At least 18 international students at Florida International University and eight at UF had their visas revoked by the Trump administration as of April 18, according to The Miami Herald. They are among the hundreds of students nationwide who have had their visas canceled, with the only known connection being a past encounter with law enforcement. Secretary of State Marco Rubio said that visas will be revoked for foreign students engaging in political activity, referring to university students targeted for deportation because of their pro-Palestinian views.  

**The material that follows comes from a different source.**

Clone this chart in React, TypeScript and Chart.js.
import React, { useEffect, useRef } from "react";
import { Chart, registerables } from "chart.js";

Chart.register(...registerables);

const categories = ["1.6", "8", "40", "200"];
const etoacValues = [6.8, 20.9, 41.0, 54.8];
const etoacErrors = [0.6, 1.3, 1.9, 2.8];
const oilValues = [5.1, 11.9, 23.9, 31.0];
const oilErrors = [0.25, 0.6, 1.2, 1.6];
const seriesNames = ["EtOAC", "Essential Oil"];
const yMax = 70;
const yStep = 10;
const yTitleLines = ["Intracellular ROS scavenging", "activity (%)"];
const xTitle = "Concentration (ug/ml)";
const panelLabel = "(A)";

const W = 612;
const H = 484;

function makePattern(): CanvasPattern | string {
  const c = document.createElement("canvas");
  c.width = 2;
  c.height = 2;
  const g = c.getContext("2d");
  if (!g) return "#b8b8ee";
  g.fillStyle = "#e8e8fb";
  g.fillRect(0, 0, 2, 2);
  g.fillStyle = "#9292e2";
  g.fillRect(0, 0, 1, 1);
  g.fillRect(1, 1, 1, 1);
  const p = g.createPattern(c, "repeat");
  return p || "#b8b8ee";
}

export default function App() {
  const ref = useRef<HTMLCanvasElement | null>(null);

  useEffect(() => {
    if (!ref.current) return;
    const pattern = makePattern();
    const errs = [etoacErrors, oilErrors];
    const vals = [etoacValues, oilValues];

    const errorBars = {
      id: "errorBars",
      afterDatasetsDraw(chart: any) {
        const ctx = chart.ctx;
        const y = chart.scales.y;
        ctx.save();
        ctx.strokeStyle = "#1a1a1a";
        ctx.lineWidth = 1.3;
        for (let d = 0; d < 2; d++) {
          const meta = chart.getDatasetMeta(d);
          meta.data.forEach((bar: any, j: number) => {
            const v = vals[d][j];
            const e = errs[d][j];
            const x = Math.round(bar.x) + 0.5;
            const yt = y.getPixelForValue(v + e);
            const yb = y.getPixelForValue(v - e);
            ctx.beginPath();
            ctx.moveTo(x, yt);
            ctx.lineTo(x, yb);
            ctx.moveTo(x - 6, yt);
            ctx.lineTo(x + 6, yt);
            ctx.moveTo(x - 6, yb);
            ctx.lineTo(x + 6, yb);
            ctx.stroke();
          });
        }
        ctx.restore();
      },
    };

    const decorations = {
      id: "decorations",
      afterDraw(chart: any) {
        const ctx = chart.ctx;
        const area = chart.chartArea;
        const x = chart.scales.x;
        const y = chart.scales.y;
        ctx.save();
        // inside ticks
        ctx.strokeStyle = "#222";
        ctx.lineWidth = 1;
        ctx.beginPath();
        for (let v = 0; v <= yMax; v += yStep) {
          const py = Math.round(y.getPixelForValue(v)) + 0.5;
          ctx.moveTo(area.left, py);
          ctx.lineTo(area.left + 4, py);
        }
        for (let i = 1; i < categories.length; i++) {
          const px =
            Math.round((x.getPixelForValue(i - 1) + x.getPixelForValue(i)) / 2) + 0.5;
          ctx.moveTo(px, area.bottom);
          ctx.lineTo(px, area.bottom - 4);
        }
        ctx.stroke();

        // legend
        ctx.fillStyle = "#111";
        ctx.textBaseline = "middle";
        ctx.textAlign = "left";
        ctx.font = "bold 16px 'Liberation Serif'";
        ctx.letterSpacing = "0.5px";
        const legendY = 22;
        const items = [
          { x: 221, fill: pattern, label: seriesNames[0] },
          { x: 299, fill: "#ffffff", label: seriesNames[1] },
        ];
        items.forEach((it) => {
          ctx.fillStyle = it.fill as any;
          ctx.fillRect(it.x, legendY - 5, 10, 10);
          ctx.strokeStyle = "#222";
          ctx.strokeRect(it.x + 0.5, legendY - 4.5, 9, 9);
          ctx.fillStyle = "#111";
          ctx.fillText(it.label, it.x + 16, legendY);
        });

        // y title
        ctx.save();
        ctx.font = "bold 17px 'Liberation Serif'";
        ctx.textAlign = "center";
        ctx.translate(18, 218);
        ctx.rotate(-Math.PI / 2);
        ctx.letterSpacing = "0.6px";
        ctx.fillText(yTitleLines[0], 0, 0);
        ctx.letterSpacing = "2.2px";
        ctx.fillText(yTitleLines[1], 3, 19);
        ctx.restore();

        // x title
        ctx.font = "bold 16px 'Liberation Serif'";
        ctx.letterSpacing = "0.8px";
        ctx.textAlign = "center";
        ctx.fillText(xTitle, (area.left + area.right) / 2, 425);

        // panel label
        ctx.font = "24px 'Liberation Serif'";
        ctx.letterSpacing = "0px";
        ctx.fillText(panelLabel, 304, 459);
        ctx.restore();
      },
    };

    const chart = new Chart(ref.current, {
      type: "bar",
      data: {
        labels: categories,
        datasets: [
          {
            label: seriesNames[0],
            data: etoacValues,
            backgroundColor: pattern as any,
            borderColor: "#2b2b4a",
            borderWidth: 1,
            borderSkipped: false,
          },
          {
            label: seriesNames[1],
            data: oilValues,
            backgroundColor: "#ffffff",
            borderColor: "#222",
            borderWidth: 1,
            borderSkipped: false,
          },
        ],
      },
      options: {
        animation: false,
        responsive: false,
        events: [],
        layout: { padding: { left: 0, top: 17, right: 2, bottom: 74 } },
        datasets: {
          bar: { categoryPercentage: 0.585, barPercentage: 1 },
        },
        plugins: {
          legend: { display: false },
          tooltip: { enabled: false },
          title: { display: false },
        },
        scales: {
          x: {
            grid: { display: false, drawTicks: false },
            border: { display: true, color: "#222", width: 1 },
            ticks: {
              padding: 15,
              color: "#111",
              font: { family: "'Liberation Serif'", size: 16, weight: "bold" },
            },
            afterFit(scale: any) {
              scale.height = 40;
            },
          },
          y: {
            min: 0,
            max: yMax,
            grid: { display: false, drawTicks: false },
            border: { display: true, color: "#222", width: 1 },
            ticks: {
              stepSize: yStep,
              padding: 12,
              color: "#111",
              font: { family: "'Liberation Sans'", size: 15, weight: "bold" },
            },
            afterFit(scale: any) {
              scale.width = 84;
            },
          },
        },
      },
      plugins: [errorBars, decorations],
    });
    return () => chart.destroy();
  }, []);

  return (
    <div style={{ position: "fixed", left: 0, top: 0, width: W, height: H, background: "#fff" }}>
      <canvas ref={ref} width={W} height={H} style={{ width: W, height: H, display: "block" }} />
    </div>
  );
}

Several lawsuits filed against ICE argued that many students who lost their visas were never charged with a crime, let alone convicted; some had their visas canceled after traffic infractions; and most students with cancelled visas were not involved in political activity, the Miami Herald reported. On Friday, the Trump administration reversed the visa cancellations after several judges ruled that it was illegal to use the federal database that universities utilize to track foreign students in the U.S. for mass visa terminations, according to Politico. ICE is working on a new policy for canceling student visas that will not rely solely on background checks that flag minor offenses and dismissed cases, according to the Department of Justice.

"Complying with the law"

DeSantis has made it clear that not working with ICE is not an option. In March, when the Fort Myers City Council initially failed to pass its MOA, Florida Attorney General James Uthmeier sent the city council a letter, warning of consequences if members did not comply. The governor also threatened to suspend the elected officials. The following day, the city council held an emergency meeting and unanimously passed the MOA.  

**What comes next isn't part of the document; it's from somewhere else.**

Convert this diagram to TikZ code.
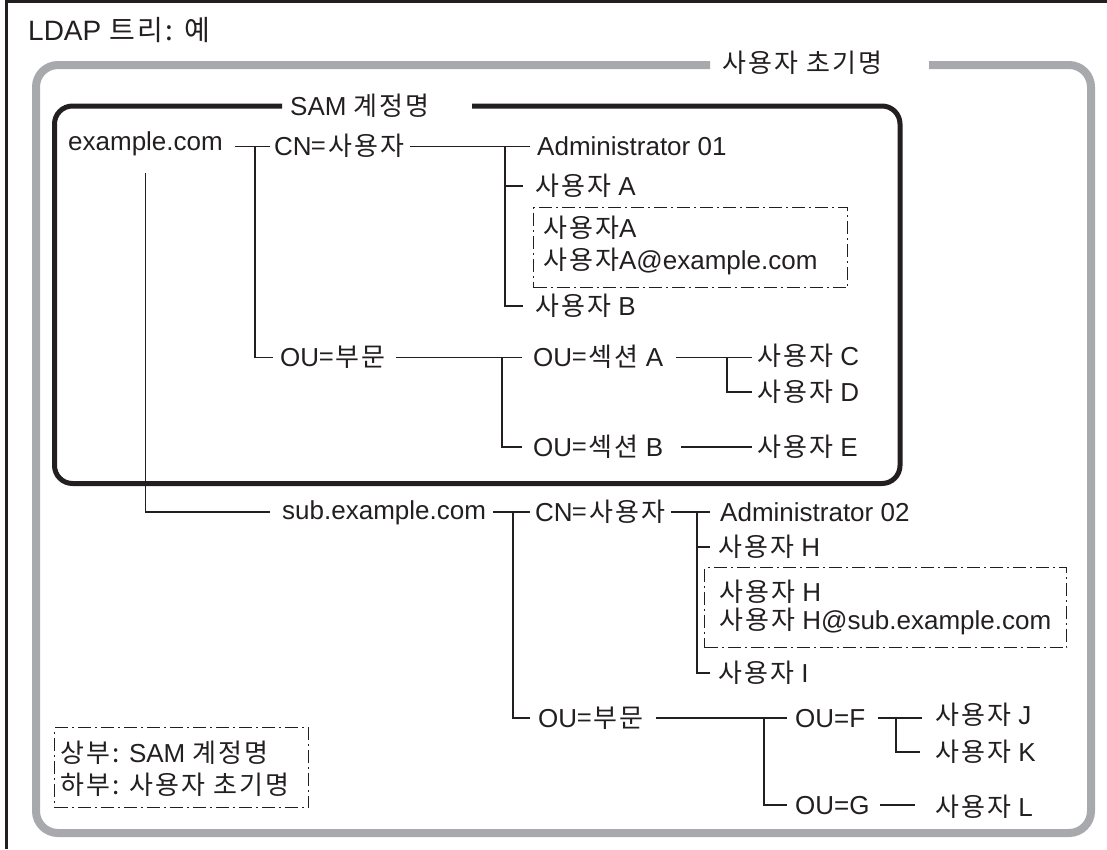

“Forcing local law enforcement to collaborate with ICE undermines community trust, reduces public safety, and puts both non-citizens and those with legal status at greater risk of detention and deportation, particularly in the current political climate,” said Laudi Campo, Florida state director for the Hispanic Federation, which provides legal assistance for the Latino community. 

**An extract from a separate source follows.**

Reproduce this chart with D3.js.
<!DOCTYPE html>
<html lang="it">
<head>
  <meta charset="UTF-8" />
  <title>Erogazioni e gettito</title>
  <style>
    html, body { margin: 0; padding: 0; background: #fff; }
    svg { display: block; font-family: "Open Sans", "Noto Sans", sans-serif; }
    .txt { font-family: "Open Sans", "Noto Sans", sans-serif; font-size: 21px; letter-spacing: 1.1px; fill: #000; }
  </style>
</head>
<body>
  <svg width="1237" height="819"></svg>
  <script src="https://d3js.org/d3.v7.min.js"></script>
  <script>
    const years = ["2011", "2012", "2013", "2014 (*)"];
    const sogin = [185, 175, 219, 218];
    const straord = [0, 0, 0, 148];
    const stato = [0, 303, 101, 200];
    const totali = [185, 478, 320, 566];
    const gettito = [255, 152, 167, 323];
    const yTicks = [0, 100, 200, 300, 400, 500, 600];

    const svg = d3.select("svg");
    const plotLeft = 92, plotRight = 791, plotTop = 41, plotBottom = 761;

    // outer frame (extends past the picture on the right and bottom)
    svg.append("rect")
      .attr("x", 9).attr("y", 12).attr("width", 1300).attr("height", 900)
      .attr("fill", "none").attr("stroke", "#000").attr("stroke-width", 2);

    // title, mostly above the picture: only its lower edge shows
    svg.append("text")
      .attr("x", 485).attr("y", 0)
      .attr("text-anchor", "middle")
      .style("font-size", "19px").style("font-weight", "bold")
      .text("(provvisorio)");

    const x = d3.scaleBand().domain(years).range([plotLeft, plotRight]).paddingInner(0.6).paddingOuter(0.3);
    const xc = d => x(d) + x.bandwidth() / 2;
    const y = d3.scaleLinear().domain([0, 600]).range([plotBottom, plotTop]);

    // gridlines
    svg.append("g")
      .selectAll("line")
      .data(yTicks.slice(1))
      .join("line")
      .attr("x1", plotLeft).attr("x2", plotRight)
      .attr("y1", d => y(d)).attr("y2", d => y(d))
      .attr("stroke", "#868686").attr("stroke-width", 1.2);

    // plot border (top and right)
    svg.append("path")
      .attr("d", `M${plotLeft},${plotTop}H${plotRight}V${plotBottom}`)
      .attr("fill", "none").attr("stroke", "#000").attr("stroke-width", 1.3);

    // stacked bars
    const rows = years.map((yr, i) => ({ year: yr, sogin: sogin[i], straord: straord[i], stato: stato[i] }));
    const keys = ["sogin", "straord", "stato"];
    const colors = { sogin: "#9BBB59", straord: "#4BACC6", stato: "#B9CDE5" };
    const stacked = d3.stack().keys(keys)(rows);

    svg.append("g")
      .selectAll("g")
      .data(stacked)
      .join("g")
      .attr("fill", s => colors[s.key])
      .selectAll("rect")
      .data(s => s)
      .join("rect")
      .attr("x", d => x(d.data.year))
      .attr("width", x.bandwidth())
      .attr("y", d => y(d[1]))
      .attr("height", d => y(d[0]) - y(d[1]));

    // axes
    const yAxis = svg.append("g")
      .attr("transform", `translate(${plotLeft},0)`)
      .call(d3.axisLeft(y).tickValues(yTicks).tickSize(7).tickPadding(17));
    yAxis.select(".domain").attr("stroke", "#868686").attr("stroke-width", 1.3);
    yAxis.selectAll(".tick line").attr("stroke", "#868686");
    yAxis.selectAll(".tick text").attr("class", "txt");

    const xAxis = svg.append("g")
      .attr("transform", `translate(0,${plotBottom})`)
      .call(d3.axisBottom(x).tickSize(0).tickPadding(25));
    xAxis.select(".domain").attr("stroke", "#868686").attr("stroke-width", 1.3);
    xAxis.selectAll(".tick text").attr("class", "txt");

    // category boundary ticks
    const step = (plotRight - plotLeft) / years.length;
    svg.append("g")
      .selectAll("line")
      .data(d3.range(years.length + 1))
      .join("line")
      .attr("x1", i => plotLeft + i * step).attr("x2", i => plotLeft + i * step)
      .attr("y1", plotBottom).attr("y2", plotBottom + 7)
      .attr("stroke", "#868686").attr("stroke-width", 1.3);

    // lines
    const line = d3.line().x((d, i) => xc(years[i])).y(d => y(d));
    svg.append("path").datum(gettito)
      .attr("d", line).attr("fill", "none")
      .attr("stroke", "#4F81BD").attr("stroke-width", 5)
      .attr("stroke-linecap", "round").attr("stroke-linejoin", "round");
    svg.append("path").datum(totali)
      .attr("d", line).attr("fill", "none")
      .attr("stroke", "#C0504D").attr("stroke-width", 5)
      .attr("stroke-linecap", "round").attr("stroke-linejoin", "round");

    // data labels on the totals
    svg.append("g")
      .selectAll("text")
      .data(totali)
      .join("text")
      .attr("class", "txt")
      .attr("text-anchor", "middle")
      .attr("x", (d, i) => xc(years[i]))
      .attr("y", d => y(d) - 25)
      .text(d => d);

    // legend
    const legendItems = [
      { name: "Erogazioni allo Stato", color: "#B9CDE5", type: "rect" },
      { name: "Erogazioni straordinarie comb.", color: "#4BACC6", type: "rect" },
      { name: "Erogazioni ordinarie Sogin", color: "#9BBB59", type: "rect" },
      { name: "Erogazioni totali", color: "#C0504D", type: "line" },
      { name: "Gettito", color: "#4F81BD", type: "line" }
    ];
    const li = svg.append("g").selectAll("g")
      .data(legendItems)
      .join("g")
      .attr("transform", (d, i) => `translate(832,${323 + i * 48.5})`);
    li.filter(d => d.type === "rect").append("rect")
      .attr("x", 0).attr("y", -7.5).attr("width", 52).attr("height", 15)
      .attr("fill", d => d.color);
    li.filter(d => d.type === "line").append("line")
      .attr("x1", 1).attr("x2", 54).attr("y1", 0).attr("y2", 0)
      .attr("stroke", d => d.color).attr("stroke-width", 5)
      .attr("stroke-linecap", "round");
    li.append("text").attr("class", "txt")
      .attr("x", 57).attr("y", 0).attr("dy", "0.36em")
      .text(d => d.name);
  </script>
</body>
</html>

But there’s no such reluctance in West Orange County where municipalities appear committed to following state directives. 

Bryant said the Oakland Police Department is unconcerned about signing the MOA because he doesn’t expect his force to be called upon to assist ICE.

“We don’t think we have an immigration problem,” Bryant said. “We’re just too small, and we pretty much know every citizen in this town.”

Williams, Winter Garden’s city manager, said in an email that his city is on board with the partnership. Williams presented the agreement as part of the city manager’s report without a vote by the commission because “it’s a matter of complying with law.” 

“I’m 1000% ok with it,” Williams wrote. “If a person is here legally and not breaking the law, they have nothing to worry about.” 

In an emailed statement to VoxPopuli, Ocoee Police Chief Vincent Ogburn said his department’s “primary focus is ensuring the safety and security of our community.”

Windermere town council members Anthony Davit, Mandy David and Tom Stroup did not respond to emailed requests for comment about their thoughts on the town's as yet unsigned MOA.  

Oakland’s Bryant said he expects the federal government may withhold or restrict funding for any municipality that refuses to pass the memorandum.

“ If I had to guess, [the federal government] would start by not giving us grants,” he said. “If we had something else that was funded with federal money, they would restrict that from us.”